# Smoking problem



## 240sx_owner (Jun 8, 2005)

My nissan 240sx has been smoking lately. I notice that the car smokes mostly on takeoff. When I'm in a higher gear the car doesn't smoke. The engine still has a lot of power. I was just wondering if anyone else has had this problem, and if it is fixable without rebuilding the engine. Thanks.


----------



## Token Moron (Mar 28, 2003)

depending on what the color of the smoke is..it might be easy to figure out...and when youre in higher gears..you are still smoking, its just not as noticeable because of the factors involved. next time youre at idle and its smoking, check to see if the smoke is black, blue, or white. then we'll go from there.


----------



## 240sx_owner (Jun 8, 2005)

The color of the smoke is blue. Thanks a lot for replying.


----------



## Token Moron (Mar 28, 2003)

240sx_owner said:


> The color of the smoke is blue. Thanks a lot for replying.

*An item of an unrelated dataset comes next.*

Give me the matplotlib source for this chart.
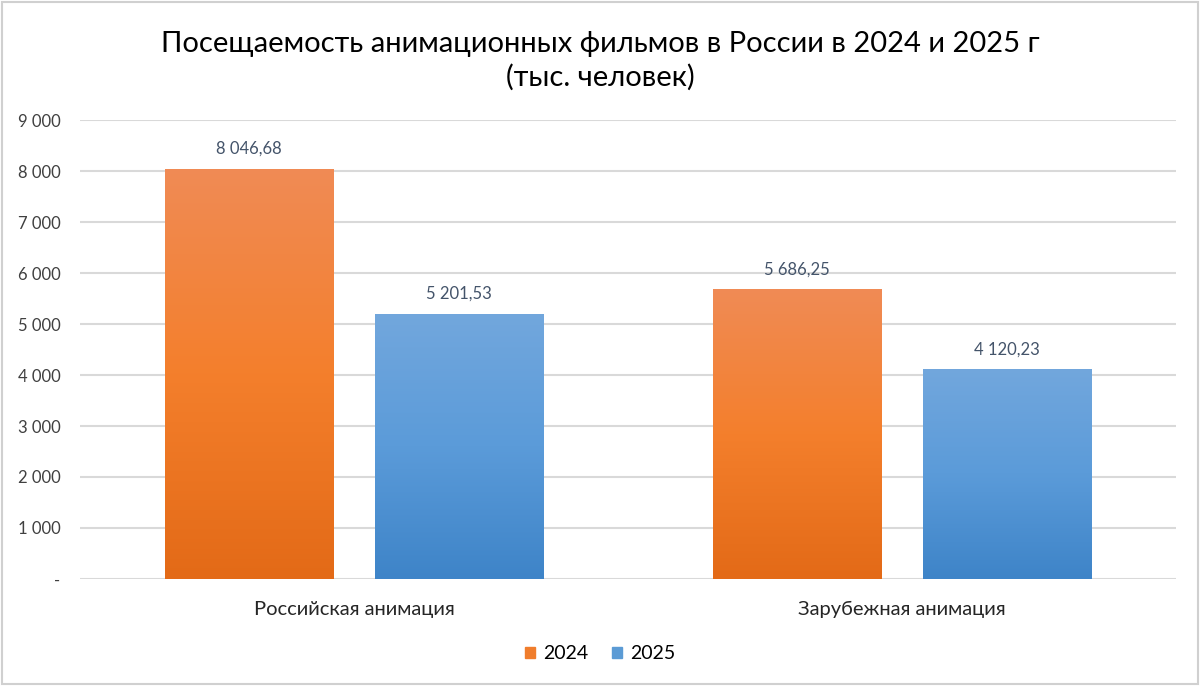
import numpy as np
import matplotlib.pyplot as plt
from matplotlib.colors import LinearSegmentedColormap
from matplotlib.patches import Rectangle

categories = ["Российская анимация", "Зарубежная анимация"]
years = ["2024", "2025"]
values_2024 = [8046.68, 5686.25]
values_2025 = [5201.53, 4120.23]
yticks = [0, 1000, 2000, 3000, 4000, 5000, 6000, 7000, 8000, 9000]

plt.rcParams['font.family'] = ['Lato', 'DejaVu Sans']

def fmt_num(v, dec=0):
    s = f"{v:,.{dec}f}".replace(",", " ").replace(".", ",")
    return s

fig = plt.figure(figsize=(12, 6.86), dpi=100)
ax = fig.add_axes([0.0667, 0.156, 0.9133, 0.669])

x = np.arange(len(categories))
w = 0.308
off = 0.1916

grad_orange = LinearSegmentedColormap.from_list("o", ["#E36A17", "#F47F2C", "#F08B55"])
grad_blue = LinearSegmentedColormap.from_list("b", ["#3E84C8", "#5B9BD9", "#72A7DD"])

legend_colors = ["#F07D2C", "#5B9BD5"]
for vals, sign, cmap in [(values_2024, -1, grad_orange),
                         (values_2025, 1, grad_blue)]:
    bars = ax.bar(x + sign * off, vals, width=w, color="none", edgecolor="none")
    for b, v in zip(bars, vals):
        x0, x1 = b.get_x(), b.get_x() + b.get_width()
        grad = np.linspace(0, 1, 256).reshape(-1, 1)
        im = ax.imshow(grad, extent=[x0, x1, 0, v], origin="lower", cmap=cmap,
                       aspect="auto", zorder=2)
        im.set_clip_path(b)
        ax.text(b.get_x() + b.get_width() / 2, v + 230, fmt_num(v, 2),
                ha="center", va="bottom", fontsize=12, color="#44546A")

ax.set_xlim(-0.5, 1.5)
ax.set_ylim(0, 9000)
ax.set_yticks(yticks)
ax.set_yticklabels(["-" if t == 0 else fmt_num(t) for t in yticks])
ax.set_xticks(x)
ax.set_xticklabels(categories)
ax.tick_params(axis="y", length=0, pad=14, labelsize=12, labelcolor="#404040")
ax.tick_params(axis="x", length=0, pad=16, labelsize=14.5, labelcolor="#262626")
ax.grid(axis="y", color="#D9D9D9", linewidth=1.5, zorder=0)
ax.set_axisbelow(True)
for s in ax.spines.values():
    s.set_visible(False)

handles = [Rectangle((0, 0), 1, 1, color=c) for c in legend_colors]
fig.legend(handles, years, loc="center", bbox_to_anchor=(0.5, 0.047), ncol=2,
           frameon=False, fontsize=14, handlelength=0.55, handleheight=0.55,
           handletextpad=0.4, columnspacing=1.2)

fig.suptitle("Посещаемость анимационных фильмов в России в 2024 и 2025 г\n(тыс. человек)",
             y=0.955, fontsize=21, color="#000000", linespacing=1.3)

fig.patches.append(Rectangle((0.002, 0.003), 0.996, 0.994, transform=fig.transFigure,
                             fill=False, edgecolor="#D0D0D0", linewidth=1.5))

plt.savefig("out.png", dpi=100)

ok, then your engine is burning oil..check the oil level of the car. also remove all spark plugs and check to see what condition they are in.


----------



## 240sx_owner (Jun 8, 2005)

I checked the plugs, and they were horribly fouled. I put some new ones in it and the engine power got better, but the smoke is still there. It doesn't smoke when it idles. It just comes out in puffs when I rev it up. My oil level is good also. The guy that I bought it off of said that the car might need a valve cover pan gasket. Could that be the problem? If you have anymore ideas or explanations that you could offer I'd really appreciate it.


----------